Entries shown.
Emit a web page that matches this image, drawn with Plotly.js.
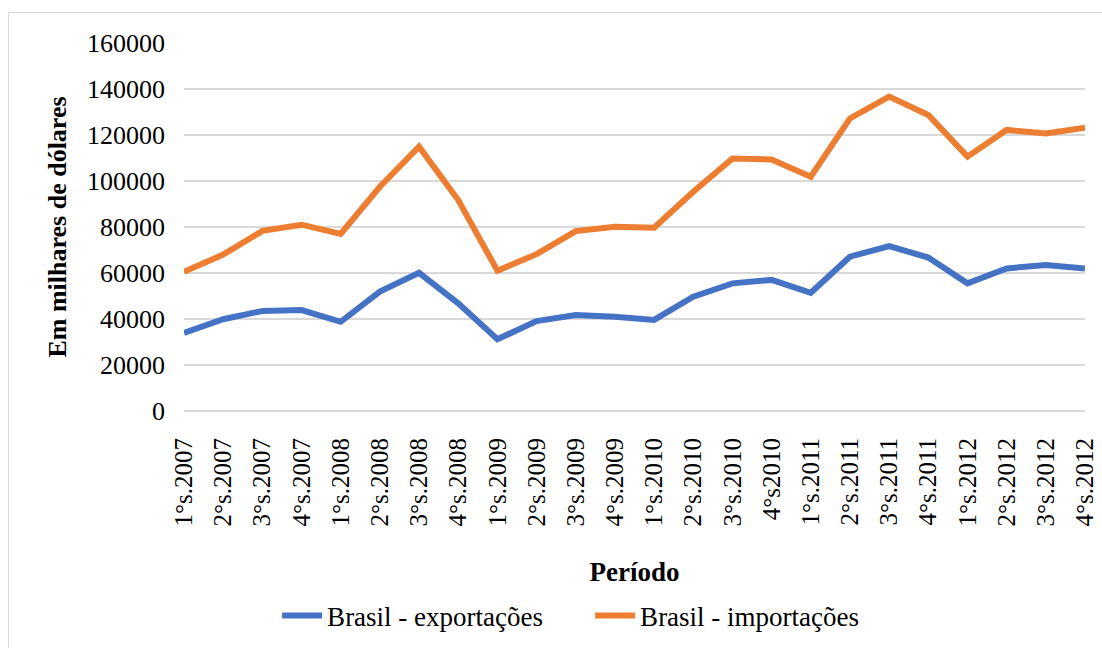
<!DOCTYPE html>
<html>
<head>
<meta charset="utf-8">
<script src="https://cdn.plot.ly/plotly-3.0.1.min.js"></script>
<style>
  html, body { margin: 0; padding: 0; background: #ffffff; overflow: hidden; }
  #frame { position: absolute; left: 8px; top: 12px; width: 1120px; height: 700px; border: 1.5px solid #d9d9d9; box-sizing: border-box; }
  #chart { position: absolute; left: 0; top: 0; width: 1102px; height: 648px; }
</style>
</head>
<body>
<div id="frame"></div>
<div id="chart"></div>
<script>
const periods = ["1°s.2007","2°s.2007","3°s.2007","4°s.2007",
                 "1°s.2008","2°s.2008","3°s.2008","4°s.2008",
                 "1°s.2009","2°s.2009","3°s.2009","4°s.2009",
                 "1°s.2010","2°s.2010","3°s.2010","4°s2010",
                 "1°s.2011","2°s.2011","3°s.2011","4°s.2011",
                 "1°s.2012","2°s.2012","3°s.2012","4°s.2012"];
const exportacoes = [34000, 39900, 43500, 43900, 38800, 51900, 60100, 46800,
                     31200, 39100, 41700, 41000, 39600, 49700, 55500, 57000,
                     51400, 67100, 71700, 66700, 55500, 62000, 63500, 62000];
const importacoes = [60500, 68000, 78300, 81000, 77000, 97500, 114900, 91700,
                     61000, 68200, 78200, 80100, 79700, 95300, 109800, 109400,
                     101900, 127200, 136700, 128700, 110600, 122200, 120700, 123200];
const seriesNames = ["Brasil - exportações", "Brasil - importações"];
const yTicks = [0, 20000, 40000, 60000, 80000, 100000, 120000, 140000, 160000];

const font = "Liberation Serif, Times New Roman, serif";

const traces = [
  { x: periods, y: exportacoes, name: seriesNames[0], type: "scatter", mode: "lines",
    line: { color: "#4472C4", width: 6, shape: "linear" } },
  { x: periods, y: importacoes, name: seriesNames[1], type: "scatter", mode: "lines",
    line: { color: "#ED7D31", width: 6, shape: "linear" } }
];

const layout = {
  width: 1102, height: 648,
  paper_bgcolor: "rgba(0,0,0,0)", plot_bgcolor: "rgba(0,0,0,0)",
  margin: { l: 184, r: 17, t: 43, b: 237 },
  font: { family: font, color: "#000000", size: 25 },
  showlegend: true,
  legend: { orientation: "h", xref: "container", yref: "container",
            x: 0.5355, xanchor: "center", y: 1 - 616 / 648, yanchor: "middle",
            font: { family: font, size: 27, color: "#000" }, itemwidth: 40,
            entrywidth: 258, entrywidthmode: "pixels" },
  xaxis: {
    type: "category", tickangle: -90, showgrid: false, zeroline: false,
    showline: false, ticks: "", ticklabelstandoff: 21,
    tickfont: { family: font, size: 25, color: "#000" },
    title: { text: "<b>Período</b>", font: { family: font, size: 27, color: "#000" }, standoff: 36 },
    automargin: false
  },
  yaxis: {
    range: [0, 160000], tickvals: yTicks, ticktext: yTicks.map(String),
    showgrid: true, gridcolor: "#d9d9d9", gridwidth: 1.5,
    zeroline: true, zerolinecolor: "#d9d9d9", zerolinewidth: 1.5,
    showline: false, ticks: "", ticklabelstandoff: 18,
    tickfont: { family: font, size: 26, color: "#000" },
    title: { text: "<b>Em milhares de dólares</b>", font: { family: font, size: 26, color: "#000" }, standoff: 12 },
    automargin: false
  }
};

Plotly.newPlot("chart", traces, layout, { displayModeBar: false, staticPlot: true });
</script>
</body>
</html>
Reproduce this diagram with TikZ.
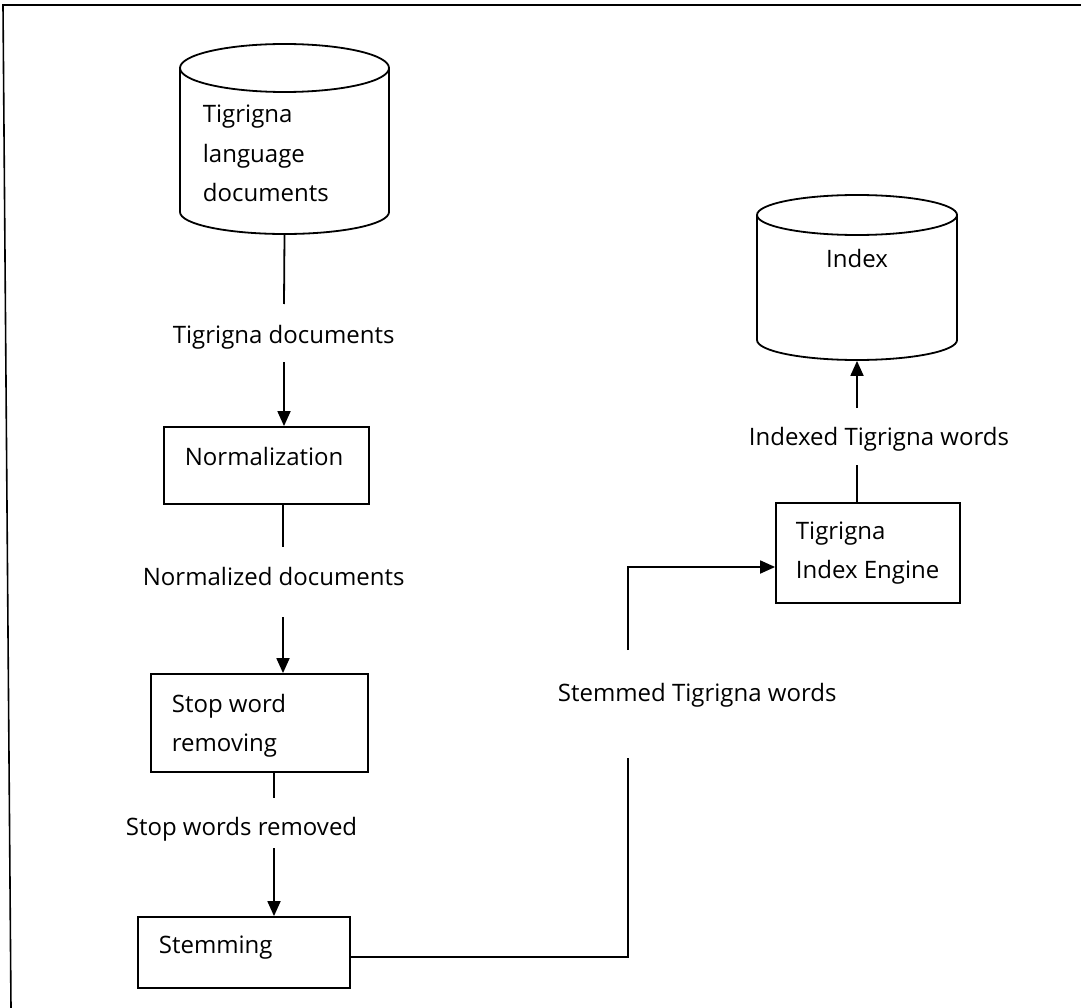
\documentclass[tikz,border=0pt]{standalone}
\usepackage{fontspec}
\setmainfont{Open Sans}
\usetikzlibrary{arrows.meta}
\begin{document}
\begin{tikzpicture}[x=1pt,y=-1pt,
  line width=1.8pt,
  flow/.style={-{Triangle[length=15pt,width=13pt]}},
  txt/.style={anchor=base west, inner sep=0pt, font=\fontsize{24}{40}\selectfont},
  ctxt/.style={anchor=base, inner sep=0pt, font=\fontsize{24}{40}\selectfont},
  box/.style={draw, inner sep=0pt},
  area/.style={inner sep=0pt},
]
\useasboundingbox (0,0) rectangle (1081,1008);

% outer frame
\draw[line width=1.6pt] (11,1008) -- (3,5) -- (1081,5);

% document store
\node[area, minimum width=209pt, minimum height=190pt] (docs) at (284.5,139) {};
\draw (180,68) -- (180,212) arc[start angle=180, end angle=0, x radius=104.5, y radius=22] -- (389,68);
\draw (284.5,68) ellipse [x radius=104.5, y radius=24];
\node[txt] (docsA) at (202,123) {Tigrigna};
\node[txt] (docsB) at (202,163) {language};
\node[txt] (docsC) at (202,202) {documents};

% index store
\node[area, minimum width=200pt, minimum height=165pt] (idx) at (857,277.5) {};
\draw (757,215) -- (757,340) arc[start angle=180, end angle=0, x radius=100, y radius=20] -- (957,215);
\draw (857,215) ellipse [x radius=100, y radius=20];
\node[ctxt] (idxT) at (857,268) {Index};

% processing steps
\node[box, minimum width=205pt, minimum height=77pt] (norm) at (266.5,465.5) {};
\node[txt] (normT) at (184,465) {Normalization};

\node[box, minimum width=217pt, minimum height=98pt] (stop) at (259.5,723) {};
\node[txt] (stopA) at (171,712) {Stop word};
\node[txt] (stopB) at (171,751) {removing};

\node[box, minimum width=212pt, minimum height=71pt] (stem) at (244,952.5) {};
\node[txt] (stemT) at (158,953) {Stemming};

\node[box, minimum width=184pt, minimum height=100pt] (engine) at (868,553) {};
\node[txt] (engA) at (795,539) {Tigrigna};
\node[txt] (engB) at (795,578) {Index Engine};

% flow labels
\node[txt] (l1) at (172,343) {Tigrigna documents};
\node[txt] (l2) at (142,585) {Normalized documents};
\node[txt] (l3) at (125,835) {Stop words removed};
\node[txt] (l4) at (557,701) {Stemmed Tigrigna words};
\node[txt] (l5) at (748,445) {Indexed Tigrigna words};

% label gaps on the connectors
\coordinate (a1) at (284,304);
\coordinate (b1) at (284,362);
\coordinate (a2) at (283,547);
\coordinate (b2) at (283,617);
\coordinate (a3) at (274,798);
\coordinate (b3) at (274,848);
\coordinate (c4) at (628,957);
\coordinate (a4) at (628,758);
\coordinate (b4) at (628,650);
\coordinate (d4) at (628,567);
\coordinate (e5) at (857,503);
\coordinate (a5) at (857,465);
\coordinate (b5) at (857,408);

% connectors
\draw (docs.south) -- (a1);
\draw[flow] (b1) -- (norm.north -| b1);
\draw (norm.south -| a2) -- (a2);
\draw[flow] (b2) -- (stop.north -| b2);
\draw (stop.south -| a3) -- (a3);
\draw[flow] (b3) -- (stem.north -| b3);
\draw ([yshift=-4.5pt]stem.east) -- (c4) -- (a4);
\draw[flow] (b4) -- (d4) -- (engine.west |- d4);
\draw (e5) -- (a5);
\draw[flow] (b5) -- (idx.south);
\end{tikzpicture}
\end{document}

Instructions to follow.
In the listing above, find the line containing "Reproduce this diagram with TikZ." and the line containing "(3,5) -- (1081,5);". Print those two lines and every line between them exactly, with no pictures.

Response to the task.
Reproduce this diagram with TikZ.
\documentclass[tikz,border=0pt]{standalone}
\usepackage{fontspec}
\setmainfont{Open Sans}
\usetikzlibrary{arrows.meta}
\begin{document}
\begin{tikzpicture}[x=1pt,y=-1pt,
  line width=1.8pt,
  flow/.style={-{Triangle[length=15pt,width=13pt]}},
  txt/.style={anchor=base west, inner sep=0pt, font=\fontsize{24}{40}\selectfont},
  ctxt/.style={anchor=base, inner sep=0pt, font=\fontsize{24}{40}\selectfont},
  box/.style={draw, inner sep=0pt},
  area/.style={inner sep=0pt},
]
\useasboundingbox (0,0) rectangle (1081,1008);

% outer frame
\draw[line width=1.6pt] (11,1008) -- (3,5) -- (1081,5);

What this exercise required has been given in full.